Analysis of Experimental Results

The experimental results are shown in Fig. 1(a). We find that as the number of vehicles increases, the social welfare increases since more orders are served. We find that VFOMIVD algorithm achieves the highest social welfare. We also find that greedy based method Greedy &Gpri can perform well. We also look into the service ratio in Fig. 1(b). We find that the VFOMIVD algorithm achieves the maximum service ratio. Although the service ratio of algorithms such as mdp is close to that of the VFOMIVD algorithm when the number of vehicles increases, the social welfare of the VFOMIVD algorithm is still the largest. This may imply in our algorithm, vehicles are more likely to converge to zones where more social welfare is generated.

Fig. 1.
figure 1

Experiments of order matching and idle vehicle dispatching algorithm.

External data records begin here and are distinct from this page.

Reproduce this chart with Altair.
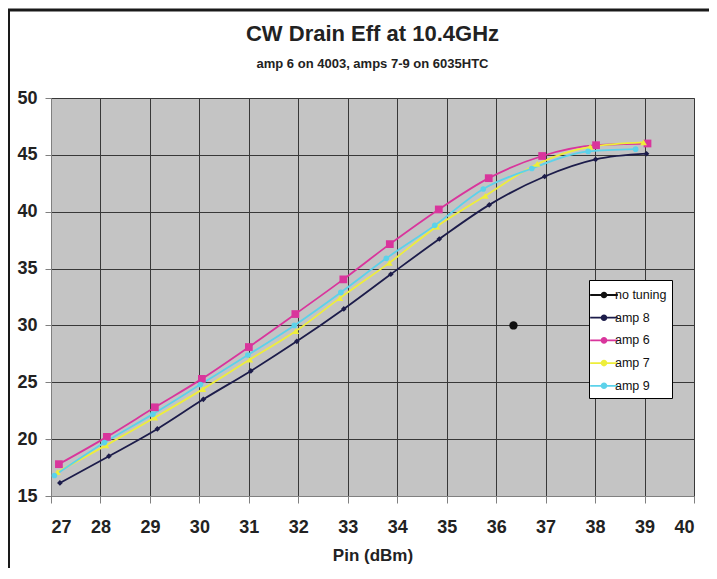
import altair as alt
import pandas as pd

# ---- data ----
series_order = ["no tuning", "amp 8", "amp 6", "amp 7", "amp 9"]
series_colors = ["#111111", "#1c1c4a", "#d9359c", "#eeee3a", "#5cd2ea"]
series_shapes = ["circle", "diamond", "square", "triangle-up", "circle"]
series_sizes = [70, 32, 60, 45, 32]

notune_x = [36.35]
notune_y = [30.0]

amp8_x = [27.18, 28.17, 29.15, 30.08, 31.04, 31.97, 32.92, 33.87, 34.85, 35.86, 36.98, 38.01, 39.04]
amp8_y = [16.15, 18.5, 20.9, 23.5, 26.0, 28.6, 31.45, 34.5, 37.6, 40.6, 43.1, 44.6, 45.1]

amp6_x = [27.16, 28.13, 29.1, 30.05, 31.0, 31.94, 32.91, 33.85, 34.84, 35.85, 36.93, 38.02, 39.06]
amp6_y = [17.8, 20.2, 22.8, 25.3, 28.1, 31.0, 34.05, 37.15, 40.2, 42.95, 44.9, 45.85, 46.0]

amp7_x = [27.13, 28.11, 29.1, 30.07, 31.02, 31.95, 32.84, 33.84, 34.8, 35.78, 36.83, 37.9, 38.98]
amp7_y = [17.1, 19.45, 21.9, 24.4, 27.0, 29.5, 32.4, 35.5, 38.7, 41.4, 44.2, 45.7, 46.1]

amp9_x = [27.07, 28.08, 29.06, 30.02, 30.98, 31.92, 32.86, 33.78, 34.76, 35.74, 36.72, 37.86, 38.82]
amp9_y = [16.8, 19.7, 22.2, 24.8, 27.4, 30.0, 32.9, 35.9, 38.8, 42.0, 43.8, 45.3, 45.5]

x_ticks = list(range(27, 41))
y_ticks = list(range(15, 51, 5))

rows = []
for name, xs, ys in [("no tuning", notune_x, notune_y), ("amp 8", amp8_x, amp8_y),
                     ("amp 6", amp6_x, amp6_y), ("amp 7", amp7_x, amp7_y),
                     ("amp 9", amp9_x, amp9_y)]:
    for i, (a, b) in enumerate(zip(xs, ys)):
        rows.append({"series": name, "pin": a, "eff": b, "order": i})
df = pd.DataFrame(rows)

FONT = "Liberation Sans"

color_scale = alt.Scale(domain=series_order, range=series_colors)

xenc = alt.X("pin:Q", scale=alt.Scale(domain=[27, 40], nice=False, zero=False),
             axis=alt.Axis(values=x_ticks, title="Pin (dBm)", tickSize=7,
                           labelPadding=15, titlePadding=11))
yenc = alt.Y("eff:Q", scale=alt.Scale(domain=[15, 50], nice=False, zero=False),
             axis=alt.Axis(values=y_ticks, title=None, tickSize=6, labelPadding=8))

legend_symbol = ("M-1.5,-0.1H1.5V0.1H-1.5Z "
                 "M-0.36,0A0.36,0.36 0 1,1 0.36,0A0.36,0.36 0 1,1 -0.36,0Z")

legend = alt.Legend(title=None, orient="none", legendX=538, legendY=182,
                    symbolType=legend_symbol, symbolSize=340,
                    fillColor="white", strokeColor="black",
                    padding=5, rowPadding=5.7, labelFontSize=12.5,
                    labelFont=FONT, labelColor="#111", labelOffset=1)

line_layers = []
for name, col in zip(series_order, series_colors):
    if name == "no tuning":
        continue
    line_layers.append(
        alt.Chart(df[df.series == name]).mark_line(
            interpolate="monotone", strokeWidth=1.8, color=col
        ).encode(x=xenc, y=yenc, order="order:Q")
    )

point_layers = []
for name, shp, sz in zip(series_order, series_shapes, series_sizes):
    point_layers.append(
        alt.Chart(df[df.series == name]).mark_point(
            filled=True, opacity=1, shape=shp, size=sz
        ).encode(
            x=xenc, y=yenc,
            color=alt.Color("series:N", scale=color_scale, legend=legend),
        )
    )

frame_df = pd.DataFrame({"k": [0]})
top_line = alt.Chart(frame_df).mark_rule(color="#1a1a1a", strokeWidth=3).encode(
    x=alt.value(-44), x2=alt.value(660), y=alt.value(-88))
left_line = alt.Chart(frame_df).mark_rule(color="#1a1a1a", strokeWidth=2).encode(
    x=alt.value(-42), y=alt.value(-89), y2=alt.value(470))

chart = alt.layer(*line_layers, *point_layers, top_line, left_line).properties(
    width=643, height=398,
    background="white",
    autosize=alt.AutoSizeParams(type="none"),
    padding={"left": 43, "top": 90, "right": 15, "bottom": 72},
    title=alt.TitleParams(text="CW Drain Eff  at 10.4GHz",
                          subtitle="amp 6 on 4003, amps 7-9 on 6035HTC",
                          anchor="middle", frame="group", fontSize=22, font=FONT,
                          fontWeight="bold",
                          color="#222", subtitleFont=FONT, subtitleFontSize=13,
                          subtitleFontWeight="bold", subtitleColor="#222",
                          subtitlePadding=12, offset=-64),
).configure_view(
    fill="#c4c4c4", stroke="#808080", strokeWidth=1
).configure_axis(
    grid=True, gridColor="#383838", gridWidth=1, gridOpacity=1,
    domainColor="#808080", tickColor="#808080",
    labelFont=FONT, labelFontSize=18, labelFontWeight="bold", labelColor="#222",
    titleFont=FONT, titleFontSize=17, titleFontWeight="bold", titleColor="#222",
)

chart.save("out.html", embed_options={"renderer": "svg", "actions": False})
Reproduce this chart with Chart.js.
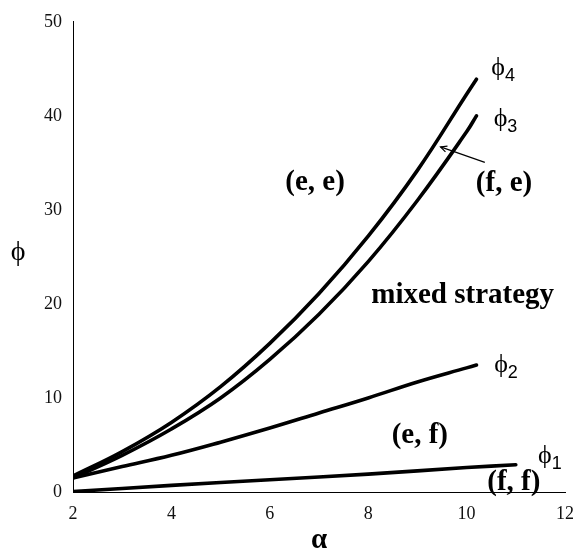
<!DOCTYPE html>
<html>
<head>
<meta charset="utf-8">
<script src="https://cdn.jsdelivr.net/npm/chart.js@4/dist/chart.umd.min.js"></script>
<style>
  html, body { margin: 0; padding: 0; background: #fff; }
  #wrap { width: 585px; height: 558px; position: relative; }
</style>
</head>
<body>
<div id="wrap"><canvas id="c" width="585" height="558"></canvas></div>
<script>
// ---- data ----
const alphaUpper = [2, 3, 4, 5, 6, 7, 8, 9, 10, 10.2];
const phi4 = [1.7, 4.3, 7.4, 11.2, 15.8, 21.1, 27.2, 34.2, 42.3, 43.9];
const phi3 = [1.5, 3.9, 6.7, 10.0, 14.1, 18.9, 24.5, 31.0, 38.3, 40.0];
const phi2 = [1.5, 2.7, 3.9, 5.3, 6.8, 8.4, 10.0, 11.7, 13.2, 13.5];
const alphaLow = [2, 4, 6, 8, 10, 11];
const phi1 = [0.05, 0.7, 1.3, 1.9, 2.6, 2.9];

const xTicks = [2, 4, 6, 8, 10, 12];
const yTicks = [0, 10, 20, 30, 40, 50];

const seriesNames = ['ϕ4', 'ϕ3', 'ϕ2', 'ϕ1'];
const regionLabels = ['(e, e)', '(f, e)', 'mixed strategy', '(e, f)', '(f, f)'];

// anchors (data coordinates) for text annotations
const regionAnchors = [[6.92, 32.9], [10.76, 32.8], [9.92, 20.9], [9.05, 6.0], [10.96, 1.05]];
const seriesLabelAnchors = [[10.5, 44.8], [10.55, 39.3], [10.56, 13.2], [11.45, 3.5]];
const arrowFromTo = [[10.37, 35.05], [9.47, 36.7]];

const FONT = '"Liberation Serif", "Times New Roman", serif';
const SANS = '"Liberation Sans", Arial, sans-serif';

function pts(xs, ys) { return xs.map((x, i) => ({ x: x, y: ys[i] })); }

const lineStyle = {
  borderColor: '#000',
  borderWidth: 3.6,
  pointRadius: 0,
  fill: false,
  tension: 0.4,
  borderCapStyle: 'round',
  borderJoinStyle: 'round'
};

const annotate = {
  id: 'annotate',
  afterDraw(chart) {
    const ctx = chart.ctx;
    const xs = chart.scales.x, ys = chart.scales.y;
    ctx.save();
    ctx.fillStyle = '#000';
    // region labels
    ctx.font = 'bold 29px ' + FONT;
    ctx.textAlign = 'center';
    ctx.textBaseline = 'middle';
    regionLabels.forEach((t, i) => {
      ctx.fillText(t, xs.getPixelForValue(regionAnchors[i][0]), ys.getPixelForValue(regionAnchors[i][1]));
    });
    // series labels phi with subscript
    seriesNames.forEach((t, i) => {
      const px = xs.getPixelForValue(seriesLabelAnchors[i][0]);
      const py = ys.getPixelForValue(seriesLabelAnchors[i][1]);
      ctx.textAlign = 'left';
      ctx.textBaseline = 'alphabetic';
      ctx.font = '26px ' + FONT;
      const w = ctx.measureText(t[0]).width;
      ctx.fillText(t[0], px, py + 4);
      ctx.font = '18px ' + SANS;
      ctx.fillText(t.slice(1), px + w, py + 10);
    });
    // arrow
    const x1 = xs.getPixelForValue(arrowFromTo[0][0]), y1 = ys.getPixelForValue(arrowFromTo[0][1]);
    const x2 = xs.getPixelForValue(arrowFromTo[1][0]), y2 = ys.getPixelForValue(arrowFromTo[1][1]);
    ctx.strokeStyle = '#000';
    ctx.lineWidth = 1.2;
    ctx.beginPath(); ctx.moveTo(x1, y1); ctx.lineTo(x2, y2); ctx.stroke();
    const ang = Math.atan2(y2 - y1, x2 - x1);
    const L = 7, a = 0.45;
    ctx.beginPath();
    ctx.moveTo(x2 - L * Math.cos(ang - a), y2 - L * Math.sin(ang - a));
    ctx.lineTo(x2, y2);
    ctx.lineTo(x2 - L * Math.cos(ang + a), y2 - L * Math.sin(ang + a));
    ctx.stroke();
    // y axis title (upright phi)
    ctx.font = '28px ' + FONT;
    ctx.textAlign = 'center';
    ctx.textBaseline = 'middle';
    ctx.fillText('ϕ', 18, (chart.chartArea.top + chart.chartArea.bottom) / 2 - 4);
    ctx.restore();
  }
};

new Chart(document.getElementById('c'), {
  type: 'line',
  data: {
    datasets: [
      Object.assign({ label: seriesNames[0], data: pts(alphaUpper, phi4) }, lineStyle),
      Object.assign({ label: seriesNames[1], data: pts(alphaUpper, phi3) }, lineStyle),
      Object.assign({ label: seriesNames[2], data: pts(alphaUpper, phi2) }, lineStyle),
      Object.assign({ label: seriesNames[3], data: pts(alphaLow, phi1) }, lineStyle)
    ]
  },
  options: {
    responsive: false,
    animation: false,
    devicePixelRatio: 1,
    layout: { padding: { left: 0, right: 10, top: 15, bottom: 0 } },
    plugins: { legend: { display: false }, tooltip: { enabled: false } },
    scales: {
      x: {
        type: 'linear',
        min: 2, max: 12,
        afterBuildTicks: (s) => { s.ticks = xTicks.map(v => ({ value: v })); },
        afterFit: (s) => { s.height = 66; },
        grid: { display: false, drawTicks: false },
        border: { display: true, color: '#000', width: 1 },
        ticks: { color: '#111', padding: 11, font: { family: FONT, size: 18 } },
        title: { display: true, text: 'α', color: '#000', padding: { top: 0, bottom: 0 }, font: { family: FONT, size: 29, weight: 'bold' } }
      },
      y: {
        type: 'linear',
        min: 0, max: 50,
        afterBuildTicks: (s) => { s.ticks = yTicks.map(v => ({ value: v })); },
        afterFit: (s) => { s.width = 73; },
        grid: { display: false, drawTicks: false },
        border: { display: true, color: '#000', width: 1 },
        ticks: { color: '#111', padding: 11, font: { family: FONT, size: 18 } }
      }
    }
  },
  plugins: [annotate]
});
</script>
</body>
</html>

5.3 Evaluation of Idle Vehicle Dispatching

In this section we further analyze the effectiveness of the idle vehicle dispatching algorithm. In order to evaluate the performance of the idle vehicle dispatching algorithm, we combine different benchmark dispatching algorithms with the order matching module of VFOMIVD to generate the benchmark algorithms.

Benchmark Algorithms and Metrics

  1. 1.

    VFOM. We remove the idle vehicle dispatching module of VFOMIVD algorithm (lines 12 to 19 in Algorithm 2) and keep the order matching module.

  2. 2.

    VFOM-RD. This algorithm adds random dispatching into VFOM algorithm, which randomly dispatches idle vehicles to their neighboring zones. Random dispatching has been used in related works [16].

  3. 3.

    VFOM-ND. It adds the nearest dispatching to the VFOM algorithm, which is a common dispatching algorithm used by companies (e.g., Uber) to dispatch idle vehicles to the nearest neighboring zone [3].

In addition to evaluating the performance on social welfare and service ratio, we consider one more metric to evaluate the idle vehicle dispatching algorithm, which is the platform operating cost, consisting of the costs of all served orders and idle vehicles travelling to dispatched zones over the whole time steps.

Analysis of Experimental Results

The experimental results are shown in Fig. 2(a). We find that VFOMIVD algorithm achieves the largest social welfare. As the number of vehicles increases, the social welfare obtained by all algorithms increases. We also find that the social welfare of VFOM algorithm (where no dispatching algorithm is used) and VFOM-RD is similar. This may imply that random dispatching is not beneficial for the utilization of idle vehicles. From Fig. 2(b), we find that the VFOMIVD algorithm achieves the maximum service ratio. This means that after using the proposed dispatching algorithm, the platform can serve more orders, and thus can achieve the maximum social welfare. From Fig. 2(c), we find that the platform operating cost of the VFOMIVD algorithm is higher than the VFOM algorithm. However, from Figs. 2(a) and 2(b) we find that the social welfare and service ratio of the VFOMIVD algorithm are higher. This may imply that the increased operating cost of our algorithm is caused by dispatching idle vehicles to zones with more riding demands, and thus can serve more orders and bring more social welfare.

Fig. 2.
figure 2

Experiments of idle vehicle dispatching.

In summary, we find that because VFOMIVD algorithm takes into account the spatio-temporal value of vehicles and dispatches vehicles to zones where more vehicles are needed, it can utilize idle vehicles to serve more riding orders, and thus can increase social welfare.

6 Conclusion

In this paper, we proposed an order matching and idle vehicle dispatching algorithm to maximize the long-term social welfare in the ride-hailing system. By considering the impacts of current order matching and idle vehicle dispatching decisions on the future rounds, we design a vehicle value function, which can characterize the ability of the vehicle to make social welfare in the future spatio-temporal state. Based on the vehicle value function, we design the order matching and idle vehicle dispatching algorithm. Finally, we run extensive experiments to evaluate the proposed algorithm. The experimental results show that our algorithm can help online ride-hailing platforms to dispatch idle vehicles efficiently to improve the utilization of idle vehicles, and thus can increase the service ratio and social welfare.